Build or partner for API access to agent platforms. The retailers winning are not the ones building their own agents. They are the ones woven into the dominant platforms. Abandon the fantasy that your website traffic will sustain your business.
Your margins will compress. Price-hunting agents will turn your fast-moving products into commodities. You will compete on cost and speed. This is not temporary. This is permanent. Your unit economics need to shift now.
Consumers in Germany and Japan prefer to control their own money. They distrust algorithms. In the Middle East, digital adoption varies. Some cultures value autonomy more than efficiency. An agent spending your money is not intuitive everywhere. This buys you time. You can shape how agents behave in your region before they are set in stone.
Partner with agent platforms on terms favourable to regional merchants. Right now, these platforms need merchant data and fulfilment partners. They need you more than you need them. Only until they do not. Move fast.
Stop defending the old model. Start building the new one. Not in two years. Now. Move your best people into agent integration. Accept that you no longer own the customer relationship. What keeps you alive is a fast, reliable operation and clean data. Not brand strength. Not loyalty programmes.

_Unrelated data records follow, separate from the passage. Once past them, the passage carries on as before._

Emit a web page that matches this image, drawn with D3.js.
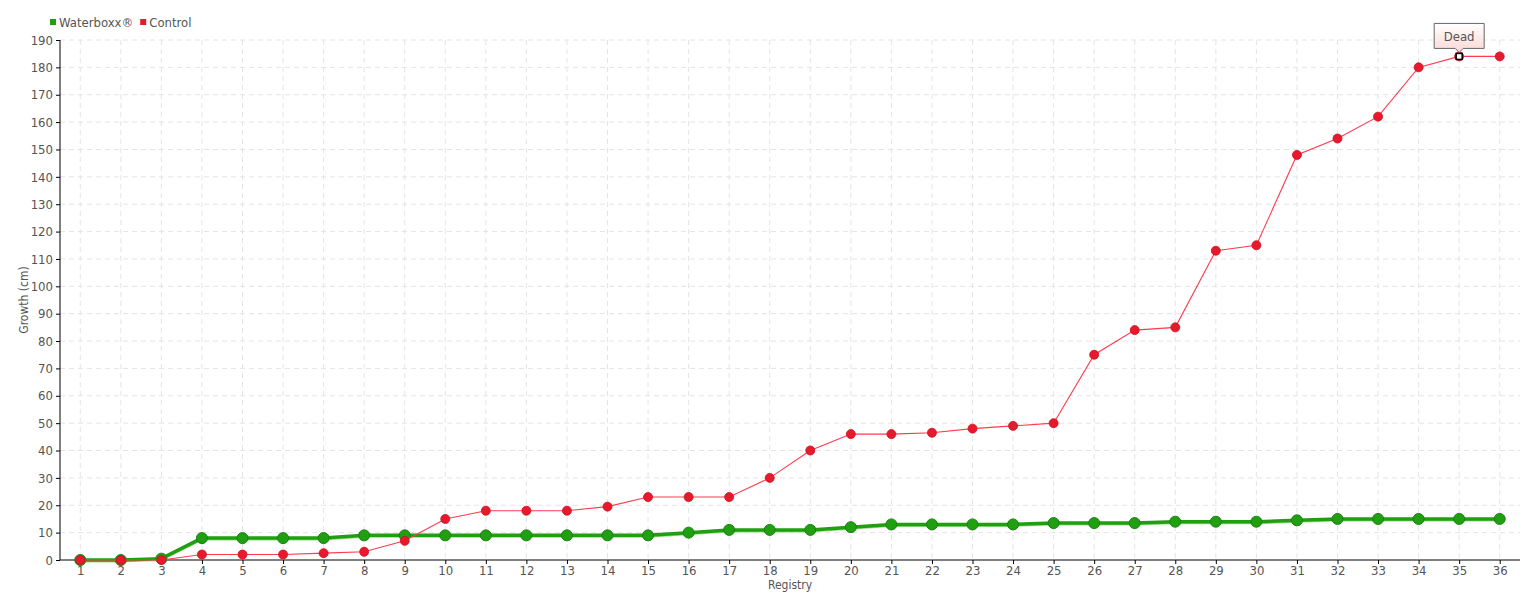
<!DOCTYPE html>
<html>
<head>
<meta charset="utf-8">
<script src="https://cdn.jsdelivr.net/npm/d3@7"></script>
<style>
  body { margin: 0; background: #fff; }
  svg text { font-family: "DejaVu Sans Condensed", "DejaVu Sans", sans-serif; fill: #555; }
  .grid line { stroke: #e4e4e4; stroke-dasharray: 5,4; }
  .axis path, .axis line { stroke: #000; }
</style>
</head>
<body>
<script>
var registry = d3.range(1, 37);
var waterboxx = [0, 0, 0.5, 8, 8, 8, 8, 9, 9, 9, 9, 9, 9, 9, 9, 10, 11, 11,
  11, 12, 13, 13, 13, 13, 13.5, 13.5, 13.5, 14, 14, 14, 14.5, 15, 15, 15, 15, 15];
var control = [0, 0, 0, 2, 2, 2, 2.5, 3, 7, 15, 18, 18, 18, 19.5, 23, 23, 23, 30,
  40, 46, 46, 46.5, 48, 49, 50, 75, 84, 85, 113, 115, 148, 154, 162, 180, 184, 184];
var yTicks = d3.range(0, 191, 10);
var deadIndex = 34; // registry 35 of the control series

var width = 1540, height = 600;
var margin = {top: 40, right: 20, bottom: 40, left: 60};

var svg = d3.select("body").append("svg")
  .attr("width", width)
  .attr("height", height);

var x = d3.scalePoint()
  .domain(registry)
  .range([margin.left, width - margin.right])
  .padding(0.5);

var y = d3.scaleLinear()
  .domain([0, 190])
  .range([height - margin.bottom, margin.top]);

// grid
svg.append("g").attr("class", "grid")
  .selectAll("line.h").data(yTicks.slice(1)).enter().append("line")
  .attr("x1", margin.left).attr("x2", width - margin.right)
  .attr("y1", function (d) { return y(d); }).attr("y2", function (d) { return y(d); });

svg.select(".grid")
  .selectAll("line.v").data(registry).enter().append("line")
  .attr("y1", margin.top).attr("y2", height - margin.bottom)
  .attr("x1", function (d) { return x(d); }).attr("x2", function (d) { return x(d); });

// axes
var xAxis = d3.axisBottom(x).tickSize(4).tickPadding(2);
var yAxis = d3.axisLeft(y).tickValues(yTicks).tickSize(4).tickPadding(3);

svg.append("g").attr("class", "axis")
  .attr("transform", "translate(0," + (height - margin.bottom) + ")")
  .call(xAxis)
  .call(function (g) { g.select(".domain").attr("d", "M" + margin.left + ",0H" + (width - margin.right)); })
  .selectAll("text").style("font-size", "13px");

svg.append("g").attr("class", "axis")
  .attr("transform", "translate(" + margin.left + ",0)")
  .call(yAxis)
  .call(function (g) { g.select(".domain").attr("d", "M0," + margin.top + "V" + (height - margin.bottom)); })
  .selectAll("text").style("font-size", "13px");

svg.append("text")
  .attr("x", (margin.left + width - margin.right) / 2)
  .attr("y", 589)
  .attr("text-anchor", "middle")
  .style("font-size", "12px")
  .text("Registry");

svg.append("text")
  .attr("transform", "translate(28," + ((margin.top + height - margin.bottom) / 2) + ") rotate(-90)")
  .attr("text-anchor", "middle")
  .style("font-size", "12px")
  .text("Growth (cm)");

var line = d3.line()
  .x(function (d, i) { return x(registry[i]); })
  .y(function (d) { return y(d); });

// waterboxx: light shadow line + thick line
svg.append("path").datum(waterboxx)
  .attr("d", line).attr("fill", "none")
  .attr("stroke", "#9bdc8c").attr("stroke-width", 2)
  .attr("transform", "translate(0,1.5)");
svg.append("path").datum(waterboxx)
  .attr("d", line).attr("fill", "none")
  .attr("stroke", "#20a010").attr("stroke-width", 3.5);

svg.append("g").selectAll("circle").data(waterboxx).enter().append("circle")
  .attr("cx", function (d, i) { return x(registry[i]); })
  .attr("cy", function (d) { return y(d); })
  .attr("r", 5.5)
  .attr("fill", "#20a010")
  .attr("stroke", "#1a7f12").attr("stroke-width", 1);

// control
svg.append("path").datum(control)
  .attr("d", line).attr("fill", "none")
  .attr("stroke", "#ff3b4e").attr("stroke-width", 1.1);

svg.append("g").selectAll("circle").data(control).enter().append("circle")
  .attr("cx", function (d, i) { return x(registry[i]); })
  .attr("cy", function (d) { return y(d); })
  .attr("r", 4.5)
  .attr("fill", "#e8192c")
  .attr("stroke", "#c8121f").attr("stroke-width", 0.8);

// "Dead" marker and tooltip
var dx = x(registry[deadIndex]), dy = y(control[deadIndex]);
svg.append("rect")
  .attr("x", dx - 3).attr("y", dy - 3).attr("width", 6).attr("height", 6)
  .attr("fill", "#fff").attr("stroke", "#000").attr("stroke-width", 1.5);

var grad = svg.append("defs").append("linearGradient")
  .attr("id", "tipGrad").attr("x1", 0).attr("y1", 0).attr("x2", 0).attr("y2", 1);
grad.append("stop").attr("offset", "0%").attr("stop-color", "#fff");
grad.append("stop").attr("offset", "100%").attr("stop-color", "#fbd6d6");

var tw = 50, th = 25, ty = dy - 8;
svg.append("path")
  .attr("d", "M" + (dx - tw / 2) + "," + (ty - th) + "h" + tw + "v" + th +
    "h" + (-(tw / 2 - 4)) + "l-4,4l-4,-4" + "h" + (-(tw / 2 - 4)) + "z")
  .attr("fill", "url(#tipGrad)").attr("stroke", "#666").attr("stroke-width", 1);
svg.append("text")
  .attr("x", dx).attr("y", ty - th / 2 + 5)
  .attr("text-anchor", "middle")
  .style("font-size", "13px")
  .text("Dead");

// legend
var legend = [["Waterboxx®", "#20a010"], ["Control", "#e8192c"]];
var lg = svg.append("g").attr("transform", "translate(50,22)");
var lx = 0;
legend.forEach(function (l) {
  lg.append("rect").attr("x", lx).attr("y", -3).attr("width", 6).attr("height", 6).attr("fill", l[1]);
  var t = lg.append("text").attr("x", lx + 9).attr("y", 5).style("font-size", "13px").text(l[0]);
  lx += 9 + t.node().getComputedTextLength() + 7;
});
</script>
</body>
</html>
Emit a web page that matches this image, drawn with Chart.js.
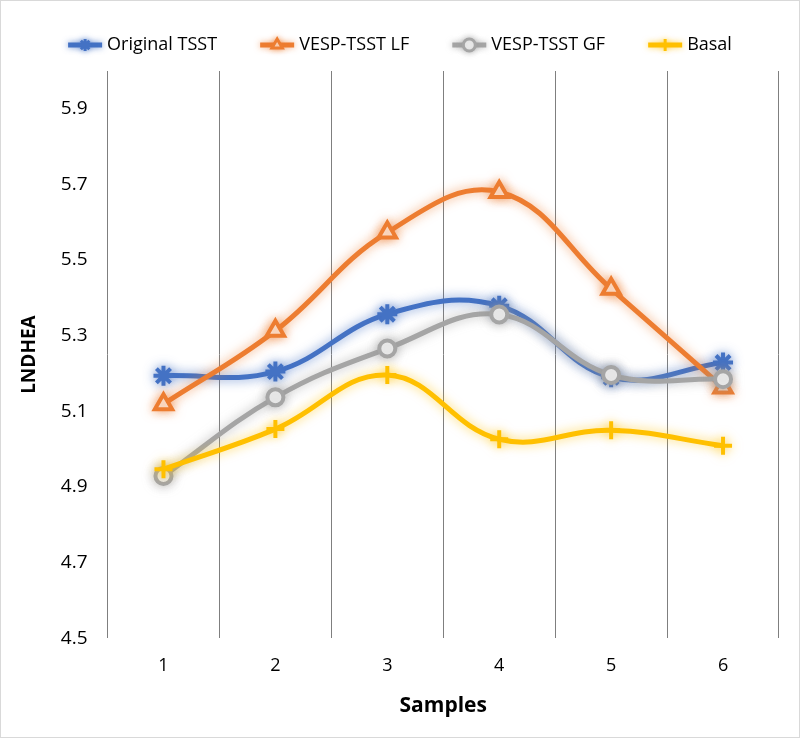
<!DOCTYPE html>
<html>
<head>
<meta charset="utf-8">
<script src="https://cdn.jsdelivr.net/npm/chart.js@4"></script>
<style>
  html, body { margin: 0; padding: 0; background: #ffffff; }
  canvas { display: block; }
</style>
</head>
<body>
<canvas id="chart" width="800" height="738"></canvas>
<script>
const samples = ["1", "2", "3", "4", "5", "6"];
const seriesNames = ["Original TSST", "VESP-TSST LF", "VESP-TSST GF", "Basal"];
const originalTsst = [5.194, 5.205, 5.357, 5.379, 5.19, 5.229];
const vespLf = [5.119, 5.313, 5.573, 5.68, 5.424, 5.163];
const vespGf = [4.929, 5.137, 5.266, 5.356, 5.196, 5.185];
const basal = [4.947, 5.053, 5.196, 5.026, 5.05, 5.009];
const yTicks = [4.5, 4.7, 4.9, 5.1, 5.3, 5.5, 5.7, 5.9];

const fontFamily = "'Open Sans', Lato, sans-serif";

// soft glow under each series, like the Excel effect
const glowPlugin = {
  id: "glow",
  beforeDatasetDraw(chart, args) {
    const ds = chart.data.datasets[args.index];
    chart.ctx.save();
    chart.ctx.shadowColor = ds.glow;
    chart.ctx.shadowBlur = 11;
  },
  afterDatasetDraw(chart) {
    chart.ctx.restore();
  },
};

// Excel style legend: short line with the marker on it, then the name
const lineLegend = {
  id: "lineLegend",
  afterDraw(chart) {
    const ctx = chart.ctx;
    const datasets = chart.data.datasets;
    const lineLen = 34;
    const gap = 43;
    ctx.save();
    ctx.font = "18px " + fontFamily;
    const widths = datasets.map((ds) => lineLen + 5 + ctx.measureText(ds.label).width);
    const total = widths.reduce((a, b) => a + b, 0) + gap * (datasets.length - 1);
    let x = (chart.width - total) / 2;
    const y = 45;
    datasets.forEach((ds, i) => {
      ctx.save();
      ctx.shadowColor = ds.glow;
      ctx.shadowBlur = 6;
      ctx.strokeStyle = ds.borderColor;
      ctx.lineWidth = 5;
      ctx.beginPath();
      ctx.moveTo(x, y);
      ctx.lineTo(x + lineLen, y);
      ctx.stroke();
      ctx.fillStyle = ds.pointBackgroundColor;
      ctx.strokeStyle = ds.borderColor;
      ctx.lineWidth = 3;
      Chart.helpers.drawPoint(ctx, { pointStyle: ds.pointStyle, radius: 6, borderWidth: 3, rotation: 0 }, x + lineLen / 2, y);
      ctx.restore();
      ctx.fillStyle = "#000000";
      ctx.textBaseline = "middle";
      ctx.textAlign = "left";
      ctx.fillText(ds.label, x + lineLen + 5, y);
      x += widths[i] + gap;
    });
    ctx.restore();
  },
};

// thin light frame round the whole picture
const framePlugin = {
  id: "frame",
  afterDraw(chart) {
    const ctx = chart.ctx;
    ctx.save();
    ctx.strokeStyle = "#d9d9d9";
    ctx.lineWidth = 1;
    ctx.strokeRect(0.5, 0.5, chart.width - 1, chart.height - 1);
    ctx.restore();
  },
};

function series(label, data, color, glow, style, radius, order) {
  return {
    label: label,
    data: data,
    borderColor: color,
    backgroundColor: color,
    pointBackgroundColor: style === "triangle" || style === "circle" ? "#ffffff" : color,
    pointBorderColor: color,
    pointStyle: style,
    pointRadius: radius,
    pointBorderWidth: 4,
    borderWidth: 5,
    tension: 0.4,
    glow: glow,
    order: order,
  };
}

new Chart(document.getElementById("chart"), {
  type: "line",
  data: {
    labels: samples,
    datasets: [
      series(seriesNames[0], originalTsst, "#4472C4", "rgba(68,114,196,0.75)", "star", 10, 3),
      series(seriesNames[1], vespLf, "#ED7D31", "rgba(237,125,49,0.65)", "triangle", 10, 2),
      series(seriesNames[2], vespGf, "#A5A5A5", "rgba(150,150,150,0.65)", "circle", 8, 1),
      series(seriesNames[3], basal, "#FFC000", "rgba(255,192,0,0.65)", "cross", 9, 0),
    ],
  },
  options: {
    responsive: false,
    animation: false,
    layout: { padding: { top: 71, right: 21, left: 18, bottom: 19 } },
    plugins: {
      legend: { display: false },
      tooltip: { enabled: false },
    },
    scales: {
      x: {
        offset: true,
        grid: { offset: true, color: "#7f7f7f", lineWidth: 1, drawTicks: false },
        border: { display: false },
        ticks: { color: "#000000", font: { family: fontFamily, size: 18 }, padding: 17 },
        title: {
          display: true,
          text: "Samples",
          color: "#000000",
          font: { family: fontFamily, size: 21, weight: "bold" },
          padding: { top: 0, bottom: 0 },
        },
      },
      y: {
        min: 4.5,
        max: 6.0,
        afterBuildTicks: function (axis) {
          axis.ticks = yTicks.map((v) => ({ value: v }));
        },
        grid: { display: false, drawTicks: false },
        border: { display: false },
        ticks: {
          color: "#000000",
          font: { family: fontFamily, size: 19 },
          padding: 20,
          callback: function (value) {
            return value.toFixed(1);
          },
        },
        title: {
          display: true,
          text: "LNDHEA",
          color: "#000000",
          font: { family: fontFamily, size: 19, weight: "bold" },
          padding: { top: 0, bottom: 0 },
        },
      },
    },
  },
  plugins: [glowPlugin, lineLegend, framePlugin],
});
</script>
</body>
</html>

For twenty years, you have invested in direct customer relationships. You have built websites, trained teams, created loyalty programmes. Much of this dies in an agent-driven market. What you built only matters if agents trust you to deliver. To fill orders fast. To send accurate data. You are becoming a back-office operation.
Infrastructure providers in previous technology transitions often became more profitable than the visible layer above them. You will make that transition before your competitors do, or you will not.
Agent platforms are American or Chinese. European players are building sovereignty frameworks. The Middle East has not yet chosen its position. Shape how agents operate in your markets. Only if you move fast enough to have that conversation before the platforms set their default behaviours.
For GCC retail business leaders, the work is concrete. In the next sixty days, know your data architecture. Know which API platforms exist. Know which agent platforms your customers will use first. Negotiate before you become optional.
The executives who will lead retail in five years will not be those with the best loyalty programmes. They will be those who understood, in 2025, that their customer is no longer a person but an algorithm.
The transition is here. Lead it or follow it.
Those who do neither will disappear.